=== DATA SEGMENT ===

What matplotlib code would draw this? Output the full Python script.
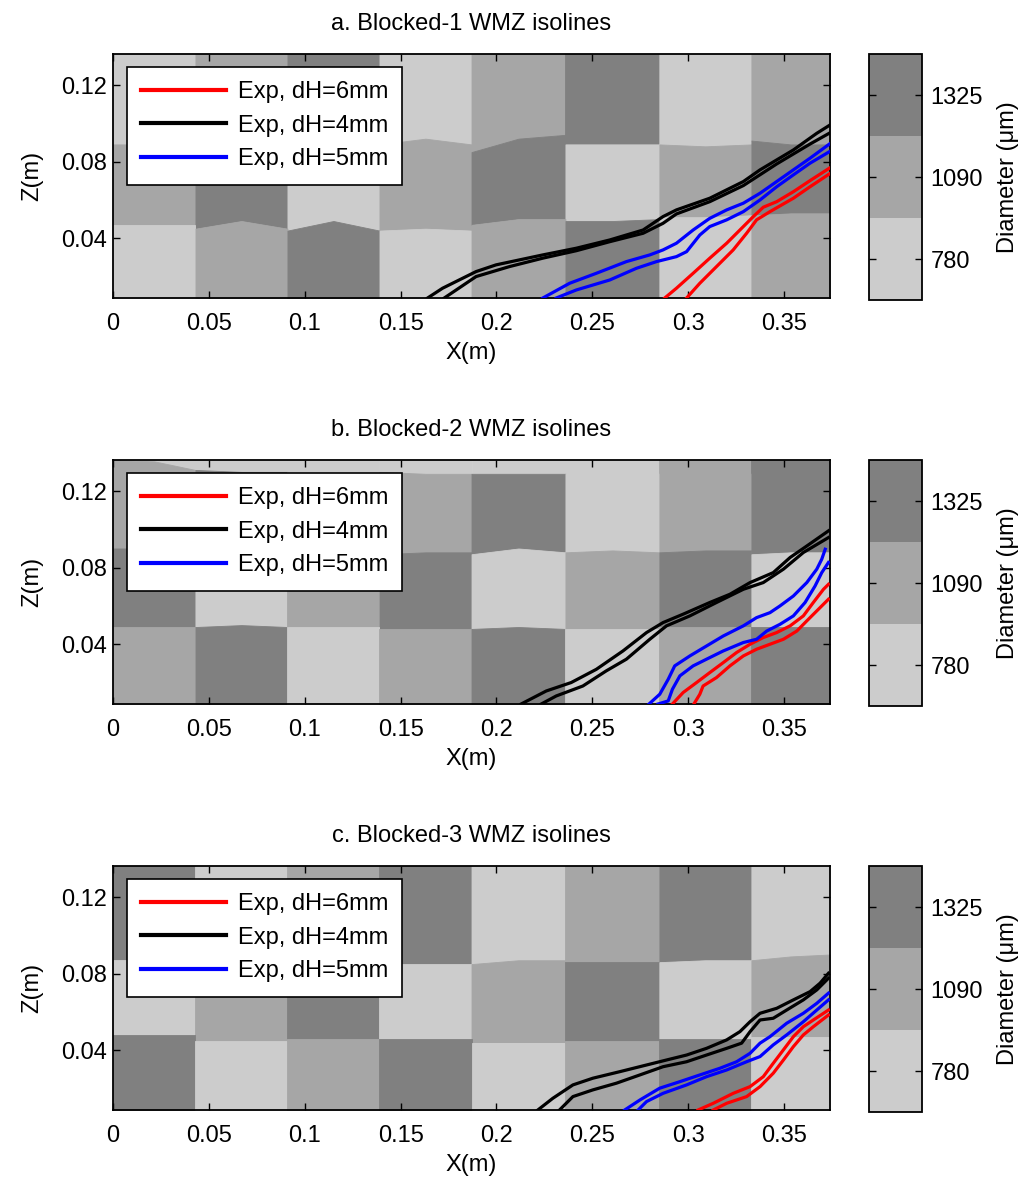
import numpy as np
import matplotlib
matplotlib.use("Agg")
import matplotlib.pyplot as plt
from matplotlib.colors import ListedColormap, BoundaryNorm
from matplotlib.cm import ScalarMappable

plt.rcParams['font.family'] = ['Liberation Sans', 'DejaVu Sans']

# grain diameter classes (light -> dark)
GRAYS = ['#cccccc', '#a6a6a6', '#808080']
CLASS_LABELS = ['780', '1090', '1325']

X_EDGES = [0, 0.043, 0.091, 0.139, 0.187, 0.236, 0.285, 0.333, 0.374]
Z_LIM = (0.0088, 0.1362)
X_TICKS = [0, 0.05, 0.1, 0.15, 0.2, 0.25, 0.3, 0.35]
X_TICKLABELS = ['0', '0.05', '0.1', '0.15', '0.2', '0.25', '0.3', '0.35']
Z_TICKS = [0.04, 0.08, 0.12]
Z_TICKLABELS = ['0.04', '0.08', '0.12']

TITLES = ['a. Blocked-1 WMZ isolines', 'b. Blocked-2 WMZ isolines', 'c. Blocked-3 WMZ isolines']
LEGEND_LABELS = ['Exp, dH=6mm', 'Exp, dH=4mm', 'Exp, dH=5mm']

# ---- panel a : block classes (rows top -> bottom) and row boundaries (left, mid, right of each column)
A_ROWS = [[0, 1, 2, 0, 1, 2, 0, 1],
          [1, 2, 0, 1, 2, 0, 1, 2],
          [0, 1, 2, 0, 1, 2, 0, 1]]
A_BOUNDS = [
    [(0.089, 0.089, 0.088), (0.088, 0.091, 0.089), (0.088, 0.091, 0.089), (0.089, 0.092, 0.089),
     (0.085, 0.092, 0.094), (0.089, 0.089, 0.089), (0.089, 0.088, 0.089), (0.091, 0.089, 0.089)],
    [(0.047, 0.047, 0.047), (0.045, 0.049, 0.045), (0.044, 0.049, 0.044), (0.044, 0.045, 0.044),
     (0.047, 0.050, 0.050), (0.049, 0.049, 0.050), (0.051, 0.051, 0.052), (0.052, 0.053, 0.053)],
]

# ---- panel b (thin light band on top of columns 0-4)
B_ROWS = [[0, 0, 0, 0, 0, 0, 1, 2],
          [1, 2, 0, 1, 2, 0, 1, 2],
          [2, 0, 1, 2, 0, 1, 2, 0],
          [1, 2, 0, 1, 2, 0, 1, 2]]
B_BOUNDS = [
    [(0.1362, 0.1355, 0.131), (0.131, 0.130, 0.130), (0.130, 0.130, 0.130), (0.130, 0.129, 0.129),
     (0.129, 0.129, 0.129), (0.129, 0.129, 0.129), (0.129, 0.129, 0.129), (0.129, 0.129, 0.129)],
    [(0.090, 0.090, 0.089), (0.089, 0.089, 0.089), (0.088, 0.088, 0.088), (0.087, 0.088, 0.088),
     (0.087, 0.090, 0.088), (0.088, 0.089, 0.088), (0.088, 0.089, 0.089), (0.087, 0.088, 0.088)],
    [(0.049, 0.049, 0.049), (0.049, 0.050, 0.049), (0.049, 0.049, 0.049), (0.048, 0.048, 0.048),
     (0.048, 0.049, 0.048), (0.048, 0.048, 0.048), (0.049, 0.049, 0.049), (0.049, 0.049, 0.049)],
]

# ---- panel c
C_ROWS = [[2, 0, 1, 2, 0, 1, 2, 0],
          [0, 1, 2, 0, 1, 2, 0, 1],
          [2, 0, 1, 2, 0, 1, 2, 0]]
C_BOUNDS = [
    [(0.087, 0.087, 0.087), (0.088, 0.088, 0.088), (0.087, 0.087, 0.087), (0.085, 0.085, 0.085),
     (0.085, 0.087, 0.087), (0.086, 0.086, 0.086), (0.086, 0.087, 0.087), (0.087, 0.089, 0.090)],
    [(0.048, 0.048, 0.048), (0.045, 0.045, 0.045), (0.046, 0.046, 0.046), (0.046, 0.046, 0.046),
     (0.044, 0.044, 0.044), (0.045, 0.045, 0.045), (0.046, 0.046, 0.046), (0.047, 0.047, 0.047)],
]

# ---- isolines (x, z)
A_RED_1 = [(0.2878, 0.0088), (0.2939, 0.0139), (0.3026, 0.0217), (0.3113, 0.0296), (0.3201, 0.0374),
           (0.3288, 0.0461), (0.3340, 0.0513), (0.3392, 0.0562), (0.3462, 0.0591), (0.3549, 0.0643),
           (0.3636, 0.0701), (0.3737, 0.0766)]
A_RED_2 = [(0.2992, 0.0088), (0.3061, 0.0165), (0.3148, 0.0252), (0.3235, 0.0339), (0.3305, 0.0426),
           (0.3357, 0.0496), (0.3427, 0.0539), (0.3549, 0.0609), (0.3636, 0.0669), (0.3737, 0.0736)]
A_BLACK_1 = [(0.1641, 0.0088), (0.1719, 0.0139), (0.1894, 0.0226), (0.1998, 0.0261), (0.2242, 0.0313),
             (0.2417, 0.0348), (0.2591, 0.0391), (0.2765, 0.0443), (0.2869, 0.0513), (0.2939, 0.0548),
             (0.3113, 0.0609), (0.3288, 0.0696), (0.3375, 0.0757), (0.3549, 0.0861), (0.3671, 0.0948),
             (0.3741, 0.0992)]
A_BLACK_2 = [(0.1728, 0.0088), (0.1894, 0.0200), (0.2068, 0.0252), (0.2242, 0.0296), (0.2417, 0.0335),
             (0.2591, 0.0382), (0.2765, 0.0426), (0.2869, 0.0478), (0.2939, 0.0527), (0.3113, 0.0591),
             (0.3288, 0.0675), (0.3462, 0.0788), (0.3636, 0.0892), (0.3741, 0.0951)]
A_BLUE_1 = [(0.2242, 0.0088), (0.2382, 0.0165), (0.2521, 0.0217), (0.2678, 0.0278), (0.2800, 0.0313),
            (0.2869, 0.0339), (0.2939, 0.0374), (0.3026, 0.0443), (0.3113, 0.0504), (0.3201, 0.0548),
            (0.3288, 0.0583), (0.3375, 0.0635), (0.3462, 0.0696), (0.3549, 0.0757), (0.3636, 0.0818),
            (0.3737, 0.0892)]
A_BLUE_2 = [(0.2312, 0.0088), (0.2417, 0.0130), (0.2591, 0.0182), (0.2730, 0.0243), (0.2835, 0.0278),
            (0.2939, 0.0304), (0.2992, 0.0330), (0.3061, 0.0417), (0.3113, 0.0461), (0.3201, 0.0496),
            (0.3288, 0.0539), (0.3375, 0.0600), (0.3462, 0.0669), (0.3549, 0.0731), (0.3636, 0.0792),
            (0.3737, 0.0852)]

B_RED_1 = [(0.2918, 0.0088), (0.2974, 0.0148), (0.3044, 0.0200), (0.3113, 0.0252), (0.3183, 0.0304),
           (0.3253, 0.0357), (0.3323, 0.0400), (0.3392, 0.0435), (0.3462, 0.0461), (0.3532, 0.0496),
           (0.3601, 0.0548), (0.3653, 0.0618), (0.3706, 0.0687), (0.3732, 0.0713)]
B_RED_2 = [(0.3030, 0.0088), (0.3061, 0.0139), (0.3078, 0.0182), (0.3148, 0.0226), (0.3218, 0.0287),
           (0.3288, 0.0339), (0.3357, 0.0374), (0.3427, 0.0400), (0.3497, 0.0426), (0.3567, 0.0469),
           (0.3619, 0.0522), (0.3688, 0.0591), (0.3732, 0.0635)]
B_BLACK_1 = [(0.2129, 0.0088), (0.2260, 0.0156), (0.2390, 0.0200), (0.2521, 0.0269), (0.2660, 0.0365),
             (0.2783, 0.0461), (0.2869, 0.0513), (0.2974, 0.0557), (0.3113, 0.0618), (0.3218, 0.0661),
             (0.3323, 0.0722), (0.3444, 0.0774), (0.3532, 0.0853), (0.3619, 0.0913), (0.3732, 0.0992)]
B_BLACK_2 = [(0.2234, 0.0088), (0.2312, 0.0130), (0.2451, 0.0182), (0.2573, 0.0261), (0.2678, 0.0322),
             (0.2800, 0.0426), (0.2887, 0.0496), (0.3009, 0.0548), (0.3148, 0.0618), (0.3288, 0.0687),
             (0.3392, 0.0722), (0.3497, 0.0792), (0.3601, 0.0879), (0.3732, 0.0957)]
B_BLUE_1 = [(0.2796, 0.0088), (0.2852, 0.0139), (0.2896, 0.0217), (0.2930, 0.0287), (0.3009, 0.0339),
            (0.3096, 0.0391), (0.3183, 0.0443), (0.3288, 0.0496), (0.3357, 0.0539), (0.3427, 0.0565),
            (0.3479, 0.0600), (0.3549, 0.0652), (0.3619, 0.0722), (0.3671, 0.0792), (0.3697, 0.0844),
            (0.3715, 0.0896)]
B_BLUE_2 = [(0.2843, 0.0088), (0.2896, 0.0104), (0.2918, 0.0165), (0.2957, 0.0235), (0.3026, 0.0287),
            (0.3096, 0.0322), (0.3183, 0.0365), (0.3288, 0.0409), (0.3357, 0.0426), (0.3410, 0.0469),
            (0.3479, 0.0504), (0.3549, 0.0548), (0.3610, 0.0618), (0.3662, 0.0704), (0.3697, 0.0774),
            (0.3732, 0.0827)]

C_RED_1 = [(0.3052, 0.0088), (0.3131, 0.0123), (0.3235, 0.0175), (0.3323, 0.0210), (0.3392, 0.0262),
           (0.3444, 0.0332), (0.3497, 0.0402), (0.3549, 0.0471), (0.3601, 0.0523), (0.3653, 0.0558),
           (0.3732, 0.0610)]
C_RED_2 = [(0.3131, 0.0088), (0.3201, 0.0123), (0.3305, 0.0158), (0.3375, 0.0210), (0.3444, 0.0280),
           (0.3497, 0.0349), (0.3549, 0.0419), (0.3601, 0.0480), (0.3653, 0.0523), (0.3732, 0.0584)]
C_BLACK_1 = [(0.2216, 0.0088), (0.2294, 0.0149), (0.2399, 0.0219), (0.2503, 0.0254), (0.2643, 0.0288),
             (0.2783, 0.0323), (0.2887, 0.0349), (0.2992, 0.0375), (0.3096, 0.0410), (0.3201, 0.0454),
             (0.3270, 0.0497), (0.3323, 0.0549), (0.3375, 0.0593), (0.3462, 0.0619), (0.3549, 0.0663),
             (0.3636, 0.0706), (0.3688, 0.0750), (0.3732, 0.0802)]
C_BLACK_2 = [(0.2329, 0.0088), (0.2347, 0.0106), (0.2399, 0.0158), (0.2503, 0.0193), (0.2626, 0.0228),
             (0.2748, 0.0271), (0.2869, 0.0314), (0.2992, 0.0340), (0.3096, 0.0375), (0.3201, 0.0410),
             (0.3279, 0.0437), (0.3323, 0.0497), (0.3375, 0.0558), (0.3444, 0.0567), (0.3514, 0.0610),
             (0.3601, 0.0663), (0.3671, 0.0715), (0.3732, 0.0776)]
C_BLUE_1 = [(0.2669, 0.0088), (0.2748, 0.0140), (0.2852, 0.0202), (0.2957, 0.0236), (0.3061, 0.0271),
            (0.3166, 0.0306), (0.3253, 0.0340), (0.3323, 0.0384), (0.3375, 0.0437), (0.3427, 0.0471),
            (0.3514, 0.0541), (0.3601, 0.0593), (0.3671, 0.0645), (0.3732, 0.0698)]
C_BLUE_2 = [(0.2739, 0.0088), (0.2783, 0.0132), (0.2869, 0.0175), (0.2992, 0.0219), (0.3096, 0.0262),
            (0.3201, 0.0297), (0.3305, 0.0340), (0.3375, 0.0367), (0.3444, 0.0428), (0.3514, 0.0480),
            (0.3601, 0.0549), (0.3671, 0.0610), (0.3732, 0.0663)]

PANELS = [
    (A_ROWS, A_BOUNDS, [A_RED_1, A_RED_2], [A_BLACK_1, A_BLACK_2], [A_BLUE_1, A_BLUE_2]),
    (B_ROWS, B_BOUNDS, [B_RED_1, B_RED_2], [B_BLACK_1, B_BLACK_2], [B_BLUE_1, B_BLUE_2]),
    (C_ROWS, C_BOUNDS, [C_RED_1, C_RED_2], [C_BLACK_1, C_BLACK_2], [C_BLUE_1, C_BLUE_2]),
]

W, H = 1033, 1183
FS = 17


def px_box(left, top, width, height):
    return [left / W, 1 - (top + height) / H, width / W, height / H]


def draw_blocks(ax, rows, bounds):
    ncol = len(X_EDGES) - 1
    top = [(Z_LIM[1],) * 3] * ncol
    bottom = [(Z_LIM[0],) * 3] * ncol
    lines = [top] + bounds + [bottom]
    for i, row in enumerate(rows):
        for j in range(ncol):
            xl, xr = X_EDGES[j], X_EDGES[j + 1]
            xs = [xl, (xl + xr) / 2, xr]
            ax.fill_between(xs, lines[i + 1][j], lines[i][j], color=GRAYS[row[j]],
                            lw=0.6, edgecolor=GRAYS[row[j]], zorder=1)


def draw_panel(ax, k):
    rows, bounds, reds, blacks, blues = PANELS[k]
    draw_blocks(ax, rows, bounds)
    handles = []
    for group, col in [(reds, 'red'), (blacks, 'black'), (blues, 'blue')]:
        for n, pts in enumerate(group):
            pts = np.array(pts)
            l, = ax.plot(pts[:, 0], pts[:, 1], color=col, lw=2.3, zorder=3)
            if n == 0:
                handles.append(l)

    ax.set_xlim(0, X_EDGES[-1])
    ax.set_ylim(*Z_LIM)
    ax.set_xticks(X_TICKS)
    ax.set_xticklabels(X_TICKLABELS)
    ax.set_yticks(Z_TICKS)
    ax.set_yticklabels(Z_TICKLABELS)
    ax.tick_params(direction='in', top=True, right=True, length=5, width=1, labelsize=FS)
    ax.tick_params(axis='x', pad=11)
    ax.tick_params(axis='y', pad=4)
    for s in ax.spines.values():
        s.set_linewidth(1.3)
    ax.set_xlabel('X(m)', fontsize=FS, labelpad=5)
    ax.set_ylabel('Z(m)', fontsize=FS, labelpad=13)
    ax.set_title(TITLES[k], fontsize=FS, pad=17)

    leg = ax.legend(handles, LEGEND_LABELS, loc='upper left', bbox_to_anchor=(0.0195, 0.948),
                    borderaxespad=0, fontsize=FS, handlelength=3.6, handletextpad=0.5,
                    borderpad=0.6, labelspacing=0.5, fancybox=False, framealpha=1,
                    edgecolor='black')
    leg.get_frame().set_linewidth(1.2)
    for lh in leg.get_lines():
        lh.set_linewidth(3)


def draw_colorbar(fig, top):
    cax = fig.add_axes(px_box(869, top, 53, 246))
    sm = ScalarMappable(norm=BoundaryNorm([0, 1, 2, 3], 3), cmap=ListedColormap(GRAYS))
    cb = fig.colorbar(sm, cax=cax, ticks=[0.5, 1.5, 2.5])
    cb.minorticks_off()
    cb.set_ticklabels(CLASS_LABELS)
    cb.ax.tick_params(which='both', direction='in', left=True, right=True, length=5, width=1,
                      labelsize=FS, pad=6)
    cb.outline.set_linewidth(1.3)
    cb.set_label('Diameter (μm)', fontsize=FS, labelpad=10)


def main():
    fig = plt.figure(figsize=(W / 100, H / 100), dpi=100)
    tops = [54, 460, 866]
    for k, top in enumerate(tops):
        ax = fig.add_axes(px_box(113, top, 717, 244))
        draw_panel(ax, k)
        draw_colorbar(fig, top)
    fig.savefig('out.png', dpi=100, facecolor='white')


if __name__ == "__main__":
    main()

===

WHAT TO PRODUCE :: Write down every line from the opening of the listing to the line with "CLASS_LABELS = ['780', '1090', '1325']", both included, and nothing else; the pictures are omitted.

FINAL ANSWER ::
What matplotlib code would draw this? Output the full Python script.
import numpy as np
import matplotlib
matplotlib.use("Agg")
import matplotlib.pyplot as plt
from matplotlib.colors import ListedColormap, BoundaryNorm
from matplotlib.cm import ScalarMappable

plt.rcParams['font.family'] = ['Liberation Sans', 'DejaVu Sans']

# grain diameter classes (light -> dark)
GRAYS = ['#cccccc', '#a6a6a6', '#808080']
CLASS_LABELS = ['780', '1090', '1325']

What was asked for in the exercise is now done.